__DESCRIPTION OF THE TASK__
Quote exactly the lines from the line containing "The picture is" to the line containing "June 30, 2024</div>", both lines included, please, and nothing more.

__PROVIDED DATA__
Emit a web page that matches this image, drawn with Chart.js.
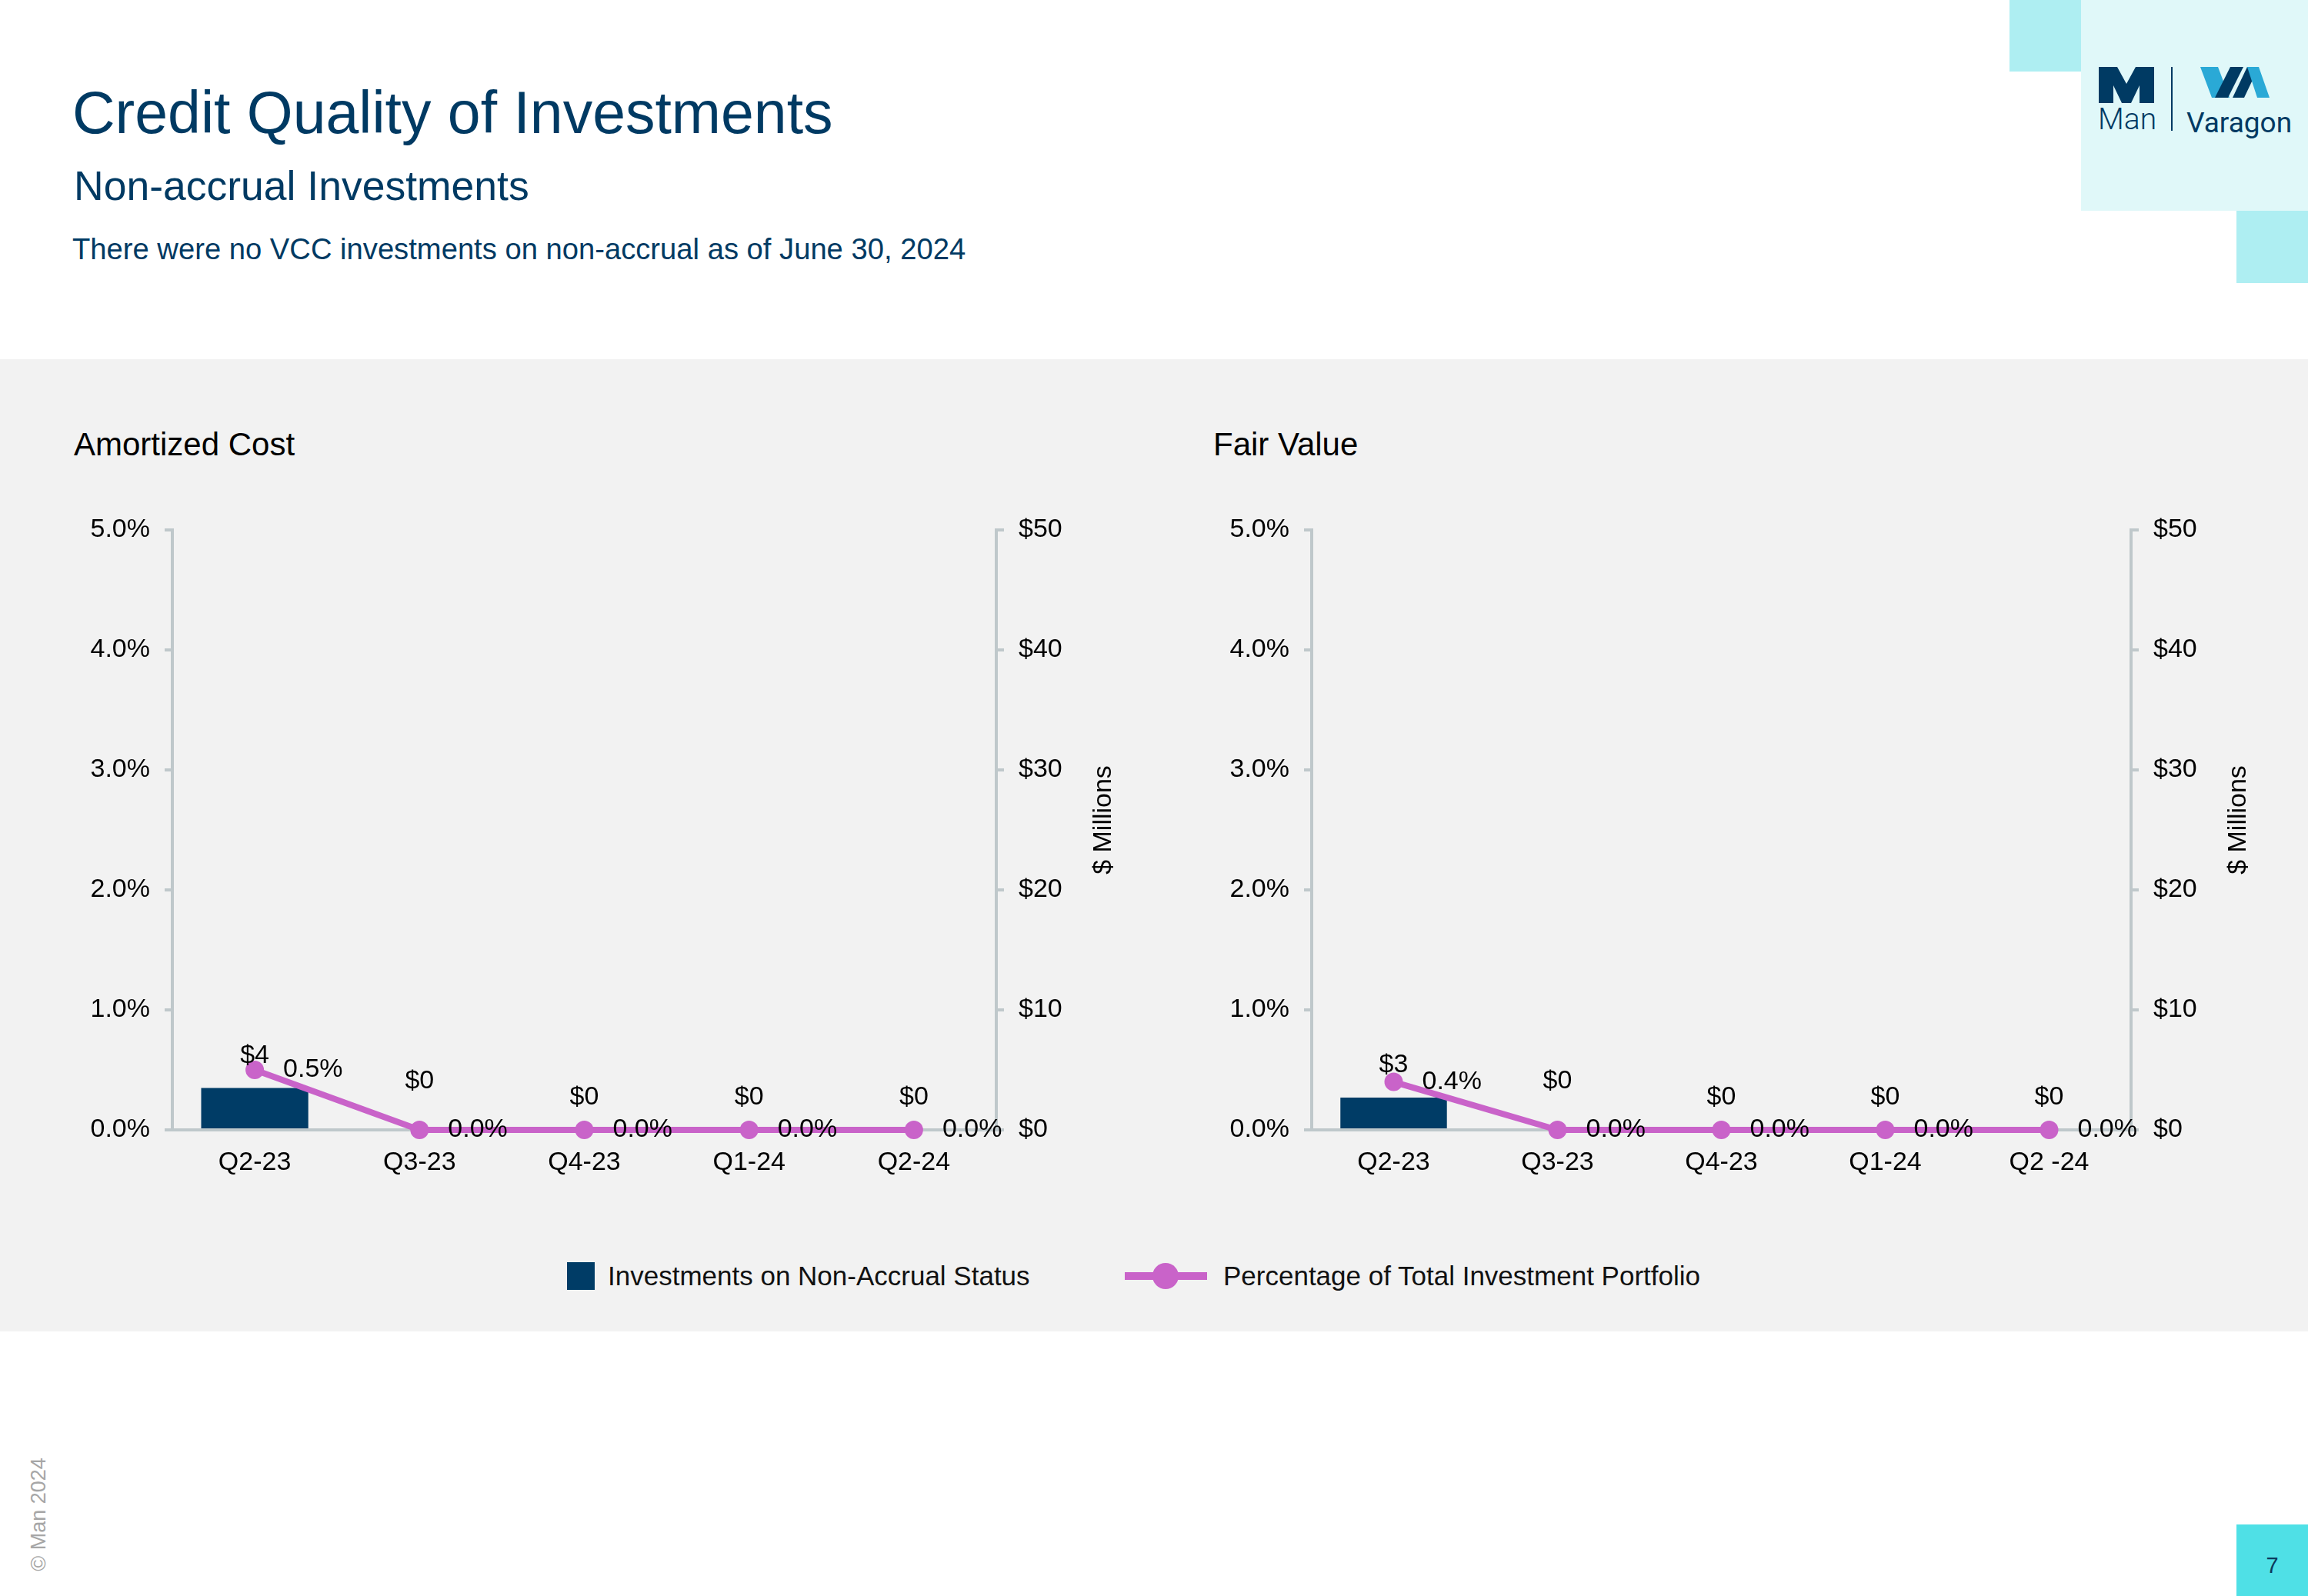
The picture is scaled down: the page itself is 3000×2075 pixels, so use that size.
<!DOCTYPE html>
<html>
<head>
<meta charset="utf-8">
<script src="https://cdn.jsdelivr.net/npm/chart.js@4.4.1/dist/chart.umd.min.js"></script>
<style>
  html, body { margin: 0; padding: 0; }
  body { width: 3000px; height: 2075px; position: relative; background: #ffffff; overflow: hidden;
         font-family: 'Liberation Sans', Arial, sans-serif; }
  .abs { position: absolute; line-height: 1; white-space: nowrap; }
  .navy { color: #003a63; }
  canvas { position: absolute; }
</style>
</head>
<body>
<!-- header -->
<div class="abs navy" style="left:94px; top:108px; font-size:77px;">Credit Quality of Investments</div>
<div class="abs navy" style="left:96px; top:215px; font-size:53.5px;">Non-accrual Investments</div>
<div class="abs navy" style="left:94px; top:305px; font-size:38.2px;">There were no VCC investments on non-accrual as of June 30, 2024</div>

<!-- logo block -->
<div class="abs" style="left:2612px; top:0; width:93px; height:93px; background:#aeeef2;"></div>
<div class="abs" style="left:2705px; top:0; width:295px; height:274px; background:#e0f8f9;"></div>
<div class="abs" style="left:2907px; top:274px; width:93px; height:94px; background:#aeeef2;"></div>
<svg class="abs" style="left:2728px; top:87px;" width="72" height="47" viewBox="0 0 72 47">
  <polygon fill="#003a63" points="0,0 24,0 36,22 48,0 72,0 72,47 53,47 53,24 42,47 30,47 19,24 19,47 0,47"/>
</svg>
<div class="abs" style="left:2727px; top:136px; font-size:39px; color:#003a63; font-family:Roboto, 'Liberation Sans', sans-serif; font-weight:300;">Man</div>
<div class="abs" style="left:2822px; top:87px; width:2px; height:83px; background:#003a63;"></div>
<svg class="abs" style="left:2860px; top:87px;" width="90" height="40" viewBox="0 0 90 40">
  <polygon fill="#2aa9d6" points="0,0 23,0 38,40 15,40"/>
  <polygon fill="#003a63" points="19,40 36,40 56,0 39,0"/>
  <polygon fill="#003a63" points="42,40 57,40 76,0 61,0"/>
  <polygon fill="#2aa9d6" points="61,0 76,0 90,40 74,40"/>
</svg>
<div class="abs" style="left:2842px; top:141px; font-size:37px; color:#003a63; font-family:Roboto, 'Liberation Sans', sans-serif;">Varagon</div>

<!-- grey panel -->
<div class="abs" style="left:0; top:467px; width:3000px; height:1264px; background:#f2f2f2;"></div>
<div class="abs" style="left:96px; top:557px; font-size:42px; color:#000;">Amortized Cost</div>
<div class="abs" style="left:1577px; top:557px; font-size:42px; color:#000;">Fair Value</div>

<canvas id="costChart" width="1410" height="960" style="left:96px; top:600px;"></canvas>
<canvas id="fairChart" width="1404" height="960" style="left:1577px; top:600px;"></canvas>

<!-- legend -->
<div class="abs" style="left:737px; top:1641px; width:36px; height:36px; background:#003c66;"></div>
<div class="abs" style="left:790px; top:1641px; font-size:35px; color:#111;">Investments on Non-Accrual Status</div>
<div class="abs" style="left:1462px; top:1654px; width:107px; height:10px; background:#c963c9;"></div>
<div class="abs" style="left:1498px; top:1642px; width:34px; height:34px; border-radius:50%; background:#c963c9;"></div>
<div class="abs" style="left:1590px; top:1641px; font-size:35px; color:#111;">Percentage of Total Investment Portfolio</div>

<!-- footer -->
<div class="abs" style="left:50px; top:1969px; font-size:27px; color:#a6a6a6; transform:translate(-50%,-50%) rotate(-90deg);">© Man 2024</div>
<div class="abs" style="left:2907px; top:1982px; width:93px; height:93px; background:#4fe0e6;"></div>
<div class="abs" style="left:2907px; top:2021px; width:93px; text-align:center; font-size:29px; color:#0b3a5c;">7</div>

<script>
// quarters on the x axis
const quarters = ['Q2-23', 'Q3-23', 'Q4-23', 'Q1-24', 'Q2-24'];
const quartersFair = ['Q2-23', 'Q3-23', 'Q4-23', 'Q1-24', 'Q2 -24'];

// investments on non-accrual status ($ millions)
const costNonAccrual = [3.5, 0, 0, 0, 0];
const fairNonAccrual = [2.7, 0, 0, 0, 0];

// percentage of total investment portfolio
const costPct = [0.5, 0, 0, 0, 0];
const fairPct = [0.4, 0, 0, 0, 0];

// axis ranges
const pctMax = 5, pctStep = 1;
const dollarMax = 50, dollarStep = 10;

const navy = '#003c66';
const orchid = '#c963c9';
const axisGrey = '#bfc8cb';

Chart.defaults.font.family = "'Liberation Sans', Arial, sans-serif";
Chart.defaults.font.size = 34;
Chart.defaults.color = '#000';

// the $ label above the Q3-23 bar sits a little higher in the original
const barLabelLift = [0, 21, 0, 0, 0];

const valueLabels = {
  id: 'valueLabels',
  afterDatasetsDraw(chart) {
    const ctx = chart.ctx;
    ctx.save();
    ctx.font = '34px "Liberation Sans", Arial, sans-serif';
    ctx.fillStyle = '#000';
    ctx.textBaseline = 'middle';

    const bars = chart.getDatasetMeta(0);
    ctx.textAlign = 'center';
    bars.data.forEach((el, i) => {
      const v = chart.data.datasets[0].data[i];
      ctx.fillText('$' + Math.round(v), el.x, el.y - 42 - barLabelLift[i]);
    });

    const pts = chart.getDatasetMeta(1);
    ctx.textAlign = 'left';
    pts.data.forEach((el, i) => {
      const v = chart.data.datasets[1].data[i];
      ctx.fillText(v.toFixed(1) + '%', el.x + 37, el.y);
    });

    // rotated right-hand axis title
    const a = chart.chartArea;
    ctx.translate(a.right + 140, (a.top + a.bottom) / 2 - 13);
    ctx.rotate(-Math.PI / 2);
    ctx.textAlign = 'center';
    ctx.fillText('$ Millions', 0, 0);
    ctx.restore();
  }
};

function makeChart(id, labels, dollars, pcts) {
  const ctx = document.getElementById(id).getContext('2d');
  return new Chart(ctx, {
    data: {
      labels: labels,
      datasets: [
        {
          type: 'bar',
          label: 'Investments on Non-Accrual Status',
          data: dollars,
          yAxisID: 'yD',
          backgroundColor: navy,
          categoryPercentage: 1,
          barPercentage: 0.65,
          order: 2
        },
        {
          type: 'line',
          label: 'Percentage of Total Investment Portfolio',
          data: pcts,
          yAxisID: 'yP',
          borderColor: orchid,
          backgroundColor: orchid,
          borderWidth: 8,
          pointRadius: 12,
          pointBorderWidth: 0,
          pointBackgroundColor: orchid,
          clip: false,
          order: 1
        }
      ]
    },
    options: {
      responsive: false,
      animation: false,
      devicePixelRatio: 1,
      layout: { padding: { top: 89, left: 0, right: 0, bottom: 0 } },
      plugins: { legend: { display: false }, tooltip: { enabled: false } },
      scales: {
        x: {
          offset: true,
          grid: { display: false, drawTicks: false },
          border: { display: true, color: axisGrey, width: 4 },
          ticks: { padding: 22, maxRotation: 0 },
          afterFit: s => { s.height = 91; }
        },
        yP: {
          position: 'left',
          min: 0, max: pctMax,
          grid: { drawOnChartArea: false, drawTicks: true, tickLength: 10, color: axisGrey, lineWidth: 4 },
          border: { display: true, color: axisGrey, width: 4 },
          ticks: { stepSize: pctStep, padding: 19, callback: v => v.toFixed(1) + '%' },
          afterFit: s => { s.width = 128; }
        },
        yD: {
          position: 'right',
          min: 0, max: dollarMax,
          grid: { drawOnChartArea: false, drawTicks: true, tickLength: 10, color: axisGrey, lineWidth: 4 },
          border: { display: true, color: axisGrey, width: 4 },
          ticks: { stepSize: dollarStep, padding: 19, callback: v => '$' + v },
          afterFit: s => { s.width = 211; }
        }
      }
    },
    plugins: [valueLabels]
  });
}

makeChart('costChart', quarters, costNonAccrual, costPct);
makeChart('fairChart', quartersFair, fairNonAccrual, fairPct);
</script>
</body>
</html>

__THE RESULT__
The picture is scaled down: the page itself is 3000×2075 pixels, so use that size.
<!DOCTYPE html>
<html>
<head>
<meta charset="utf-8">
<script src="https://cdn.jsdelivr.net/npm/chart.js@4.4.1/dist/chart.umd.min.js"></script>
<style>
  html, body { margin: 0; padding: 0; }
  body { width: 3000px; height: 2075px; position: relative; background: #ffffff; overflow: hidden;
         font-family: 'Liberation Sans', Arial, sans-serif; }
  .abs { position: absolute; line-height: 1; white-space: nowrap; }
  .navy { color: #003a63; }
  canvas { position: absolute; }
</style>
</head>
<body>
<!-- header -->
<div class="abs navy" style="left:94px; top:108px; font-size:77px;">Credit Quality of Investments</div>
<div class="abs navy" style="left:96px; top:215px; font-size:53.5px;">Non-accrual Investments</div>
<div class="abs navy" style="left:94px; top:305px; font-size:38.2px;">There were no VCC investments on non-accrual as of June 30, 2024</div>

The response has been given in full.